### What to do
Skip all pictures, then copy the lines from the start of the data through the line with "0.023, 0.012, 0.01]", keeping both ends.

* START Given data *

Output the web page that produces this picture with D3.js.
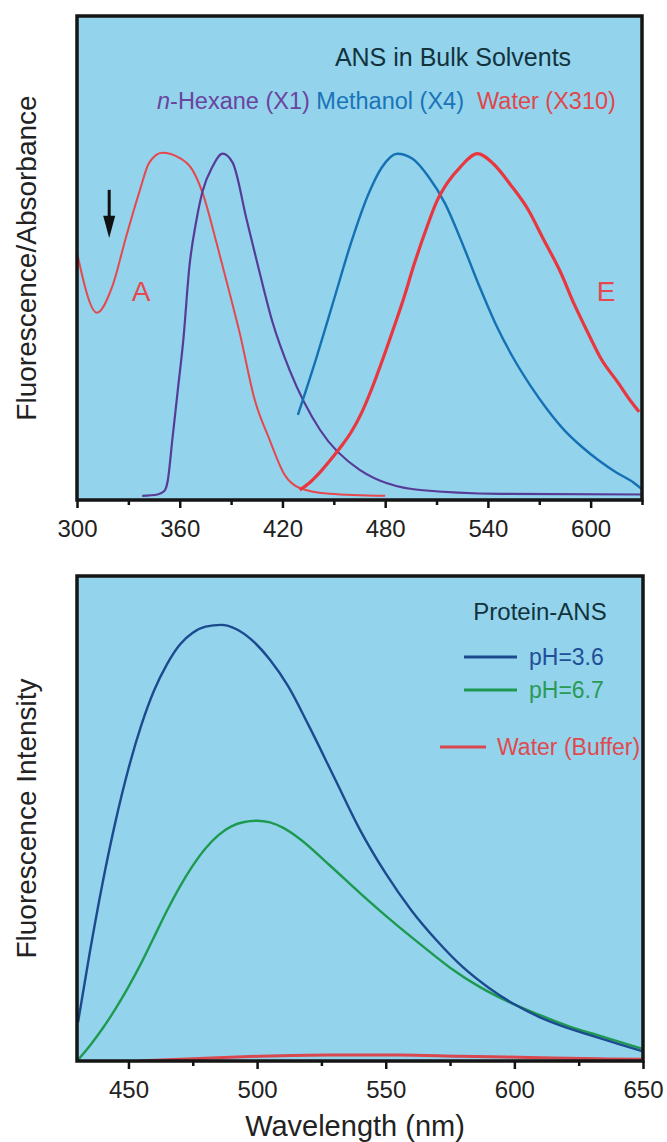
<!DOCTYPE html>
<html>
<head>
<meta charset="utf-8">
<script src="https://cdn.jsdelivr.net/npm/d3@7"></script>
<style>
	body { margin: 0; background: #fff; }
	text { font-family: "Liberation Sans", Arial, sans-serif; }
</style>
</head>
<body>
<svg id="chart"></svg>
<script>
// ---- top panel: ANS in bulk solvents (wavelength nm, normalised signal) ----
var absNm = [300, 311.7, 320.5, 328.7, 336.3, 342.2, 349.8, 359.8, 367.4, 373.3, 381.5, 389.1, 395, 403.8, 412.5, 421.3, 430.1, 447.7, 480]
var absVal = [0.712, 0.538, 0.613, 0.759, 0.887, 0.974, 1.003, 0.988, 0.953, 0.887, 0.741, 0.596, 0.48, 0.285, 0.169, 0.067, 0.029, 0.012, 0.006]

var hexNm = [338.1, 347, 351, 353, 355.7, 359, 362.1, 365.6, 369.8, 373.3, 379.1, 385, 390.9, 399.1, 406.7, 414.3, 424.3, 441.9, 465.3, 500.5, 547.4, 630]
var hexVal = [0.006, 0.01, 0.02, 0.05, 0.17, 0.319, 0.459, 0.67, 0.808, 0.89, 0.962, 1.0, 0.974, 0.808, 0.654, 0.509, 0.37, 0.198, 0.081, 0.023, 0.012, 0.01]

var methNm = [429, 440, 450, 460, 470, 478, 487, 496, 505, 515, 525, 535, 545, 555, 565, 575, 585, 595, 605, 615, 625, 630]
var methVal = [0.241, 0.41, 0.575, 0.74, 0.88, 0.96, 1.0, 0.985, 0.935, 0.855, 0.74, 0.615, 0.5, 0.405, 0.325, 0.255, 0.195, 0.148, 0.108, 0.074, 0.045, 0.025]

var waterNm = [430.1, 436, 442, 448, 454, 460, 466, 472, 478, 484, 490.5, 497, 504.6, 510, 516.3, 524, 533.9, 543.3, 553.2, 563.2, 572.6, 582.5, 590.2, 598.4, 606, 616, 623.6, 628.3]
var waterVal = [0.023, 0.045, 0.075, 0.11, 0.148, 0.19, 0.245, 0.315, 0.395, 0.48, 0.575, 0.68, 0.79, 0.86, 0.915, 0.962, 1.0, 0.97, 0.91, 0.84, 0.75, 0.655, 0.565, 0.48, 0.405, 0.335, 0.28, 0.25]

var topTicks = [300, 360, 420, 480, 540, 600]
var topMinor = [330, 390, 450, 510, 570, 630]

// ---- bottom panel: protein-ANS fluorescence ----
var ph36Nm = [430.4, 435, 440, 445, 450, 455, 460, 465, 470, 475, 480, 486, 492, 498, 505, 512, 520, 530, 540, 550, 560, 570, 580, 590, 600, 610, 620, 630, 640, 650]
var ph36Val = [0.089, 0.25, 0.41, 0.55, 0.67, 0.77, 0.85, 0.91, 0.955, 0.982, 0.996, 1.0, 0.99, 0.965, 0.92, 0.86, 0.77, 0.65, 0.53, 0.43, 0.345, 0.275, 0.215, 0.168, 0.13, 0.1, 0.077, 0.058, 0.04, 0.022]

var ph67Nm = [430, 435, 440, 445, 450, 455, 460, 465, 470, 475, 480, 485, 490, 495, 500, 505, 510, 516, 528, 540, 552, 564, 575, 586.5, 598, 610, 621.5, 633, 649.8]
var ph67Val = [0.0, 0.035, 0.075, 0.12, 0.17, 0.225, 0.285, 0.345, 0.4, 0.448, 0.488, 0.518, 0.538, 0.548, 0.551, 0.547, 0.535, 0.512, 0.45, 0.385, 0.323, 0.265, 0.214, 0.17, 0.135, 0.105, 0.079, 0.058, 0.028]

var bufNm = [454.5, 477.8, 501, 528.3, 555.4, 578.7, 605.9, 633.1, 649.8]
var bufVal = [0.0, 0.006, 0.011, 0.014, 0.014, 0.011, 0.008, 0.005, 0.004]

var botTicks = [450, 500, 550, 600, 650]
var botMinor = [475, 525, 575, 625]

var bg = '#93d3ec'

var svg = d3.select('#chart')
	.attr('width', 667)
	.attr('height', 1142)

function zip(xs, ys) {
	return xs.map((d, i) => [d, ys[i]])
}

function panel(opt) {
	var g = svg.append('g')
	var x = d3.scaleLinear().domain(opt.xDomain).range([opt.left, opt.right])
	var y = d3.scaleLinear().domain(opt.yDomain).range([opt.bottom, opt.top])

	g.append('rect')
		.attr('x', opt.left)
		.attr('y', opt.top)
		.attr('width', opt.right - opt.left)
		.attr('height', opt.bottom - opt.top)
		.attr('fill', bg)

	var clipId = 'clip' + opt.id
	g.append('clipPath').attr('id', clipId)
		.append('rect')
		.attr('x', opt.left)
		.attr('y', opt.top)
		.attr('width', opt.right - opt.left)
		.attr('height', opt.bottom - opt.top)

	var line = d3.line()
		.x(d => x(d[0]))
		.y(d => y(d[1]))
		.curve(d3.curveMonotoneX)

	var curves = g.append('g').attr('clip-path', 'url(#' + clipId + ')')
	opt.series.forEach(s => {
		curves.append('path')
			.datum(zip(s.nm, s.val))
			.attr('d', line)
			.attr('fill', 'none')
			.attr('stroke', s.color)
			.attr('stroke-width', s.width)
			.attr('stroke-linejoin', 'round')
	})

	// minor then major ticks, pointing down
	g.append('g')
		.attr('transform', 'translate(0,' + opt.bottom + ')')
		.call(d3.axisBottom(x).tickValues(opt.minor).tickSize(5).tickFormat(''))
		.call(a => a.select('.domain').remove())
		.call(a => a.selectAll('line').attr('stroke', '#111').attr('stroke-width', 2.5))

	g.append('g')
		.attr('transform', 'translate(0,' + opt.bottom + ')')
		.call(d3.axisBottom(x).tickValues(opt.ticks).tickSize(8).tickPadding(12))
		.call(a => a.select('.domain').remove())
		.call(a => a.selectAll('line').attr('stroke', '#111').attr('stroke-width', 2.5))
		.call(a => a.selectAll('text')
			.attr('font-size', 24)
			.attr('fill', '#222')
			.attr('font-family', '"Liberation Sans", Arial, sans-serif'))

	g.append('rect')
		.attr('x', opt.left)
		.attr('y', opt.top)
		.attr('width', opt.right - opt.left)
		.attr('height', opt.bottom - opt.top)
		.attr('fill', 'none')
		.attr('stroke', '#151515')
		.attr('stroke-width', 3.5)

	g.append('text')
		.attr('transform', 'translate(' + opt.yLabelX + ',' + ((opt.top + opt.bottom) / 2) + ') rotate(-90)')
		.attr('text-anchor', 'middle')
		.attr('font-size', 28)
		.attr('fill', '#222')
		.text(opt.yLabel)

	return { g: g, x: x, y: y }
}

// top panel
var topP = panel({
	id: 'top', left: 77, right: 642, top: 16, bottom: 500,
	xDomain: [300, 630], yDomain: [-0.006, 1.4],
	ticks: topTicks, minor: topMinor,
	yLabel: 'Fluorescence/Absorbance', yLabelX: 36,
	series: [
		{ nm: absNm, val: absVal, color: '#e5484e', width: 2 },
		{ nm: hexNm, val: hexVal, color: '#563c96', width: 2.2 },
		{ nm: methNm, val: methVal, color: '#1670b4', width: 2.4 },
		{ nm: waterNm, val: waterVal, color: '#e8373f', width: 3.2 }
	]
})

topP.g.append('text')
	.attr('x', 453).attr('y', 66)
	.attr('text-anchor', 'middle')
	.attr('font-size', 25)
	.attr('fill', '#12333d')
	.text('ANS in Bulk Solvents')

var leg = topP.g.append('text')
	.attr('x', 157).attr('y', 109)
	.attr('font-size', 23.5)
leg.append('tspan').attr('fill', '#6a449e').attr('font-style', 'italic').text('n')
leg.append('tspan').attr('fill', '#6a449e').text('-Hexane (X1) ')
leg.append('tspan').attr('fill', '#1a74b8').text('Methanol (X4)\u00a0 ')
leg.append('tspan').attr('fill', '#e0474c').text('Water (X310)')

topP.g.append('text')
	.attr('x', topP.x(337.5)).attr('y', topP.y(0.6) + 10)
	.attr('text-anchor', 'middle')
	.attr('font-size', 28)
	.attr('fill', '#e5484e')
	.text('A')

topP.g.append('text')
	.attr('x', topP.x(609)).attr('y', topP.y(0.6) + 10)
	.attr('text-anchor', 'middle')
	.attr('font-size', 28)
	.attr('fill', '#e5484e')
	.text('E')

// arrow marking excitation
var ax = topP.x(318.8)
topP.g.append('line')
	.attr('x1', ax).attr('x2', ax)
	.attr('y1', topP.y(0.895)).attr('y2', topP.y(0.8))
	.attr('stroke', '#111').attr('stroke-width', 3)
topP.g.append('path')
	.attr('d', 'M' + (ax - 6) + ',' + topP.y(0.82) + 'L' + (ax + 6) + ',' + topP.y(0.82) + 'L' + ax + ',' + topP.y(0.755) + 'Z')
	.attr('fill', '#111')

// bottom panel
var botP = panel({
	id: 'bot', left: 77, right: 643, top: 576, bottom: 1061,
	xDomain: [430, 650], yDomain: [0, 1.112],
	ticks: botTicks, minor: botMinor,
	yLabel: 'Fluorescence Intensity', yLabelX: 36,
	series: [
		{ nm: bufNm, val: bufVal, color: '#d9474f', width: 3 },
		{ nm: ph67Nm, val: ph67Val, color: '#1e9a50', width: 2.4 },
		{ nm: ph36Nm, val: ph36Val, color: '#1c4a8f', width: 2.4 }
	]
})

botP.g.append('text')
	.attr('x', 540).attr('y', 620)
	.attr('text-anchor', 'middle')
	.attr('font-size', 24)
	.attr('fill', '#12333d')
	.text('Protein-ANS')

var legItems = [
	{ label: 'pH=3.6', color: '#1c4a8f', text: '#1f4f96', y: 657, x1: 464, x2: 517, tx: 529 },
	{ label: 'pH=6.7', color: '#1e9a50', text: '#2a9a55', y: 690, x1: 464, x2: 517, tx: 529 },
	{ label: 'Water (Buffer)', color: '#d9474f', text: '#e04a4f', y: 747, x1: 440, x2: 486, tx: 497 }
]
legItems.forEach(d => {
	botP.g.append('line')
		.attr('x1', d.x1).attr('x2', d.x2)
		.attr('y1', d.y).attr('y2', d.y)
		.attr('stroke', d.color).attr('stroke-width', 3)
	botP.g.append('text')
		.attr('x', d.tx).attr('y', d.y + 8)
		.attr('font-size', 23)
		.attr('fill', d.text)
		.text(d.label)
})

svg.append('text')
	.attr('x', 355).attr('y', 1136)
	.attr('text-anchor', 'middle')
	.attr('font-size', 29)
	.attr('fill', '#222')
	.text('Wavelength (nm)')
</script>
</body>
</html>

* END Given data *

### Task answer
Output the web page that produces this picture with D3.js.
<!DOCTYPE html>
<html>
<head>
<meta charset="utf-8">
<script src="https://cdn.jsdelivr.net/npm/d3@7"></script>
<style>
	body { margin: 0; background: #fff; }
	text { font-family: "Liberation Sans", Arial, sans-serif; }
</style>
</head>
<body>
<svg id="chart"></svg>
<script>
// ---- top panel: ANS in bulk solvents (wavelength nm, normalised signal) ----
var absNm = [300, 311.7, 320.5, 328.7, 336.3, 342.2, 349.8, 359.8, 367.4, 373.3, 381.5, 389.1, 395, 403.8, 412.5, 421.3, 430.1, 447.7, 480]
var absVal = [0.712, 0.538, 0.613, 0.759, 0.887, 0.974, 1.003, 0.988, 0.953, 0.887, 0.741, 0.596, 0.48, 0.285, 0.169, 0.067, 0.029, 0.012, 0.006]

var hexNm = [338.1, 347, 351, 353, 355.7, 359, 362.1, 365.6, 369.8, 373.3, 379.1, 385, 390.9, 399.1, 406.7, 414.3, 424.3, 441.9, 465.3, 500.5, 547.4, 630]
var hexVal = [0.006, 0.01, 0.02, 0.05, 0.17, 0.319, 0.459, 0.67, 0.808, 0.89, 0.962, 1.0, 0.974, 0.808, 0.654, 0.509, 0.37, 0.198, 0.081, 0.023, 0.012, 0.01]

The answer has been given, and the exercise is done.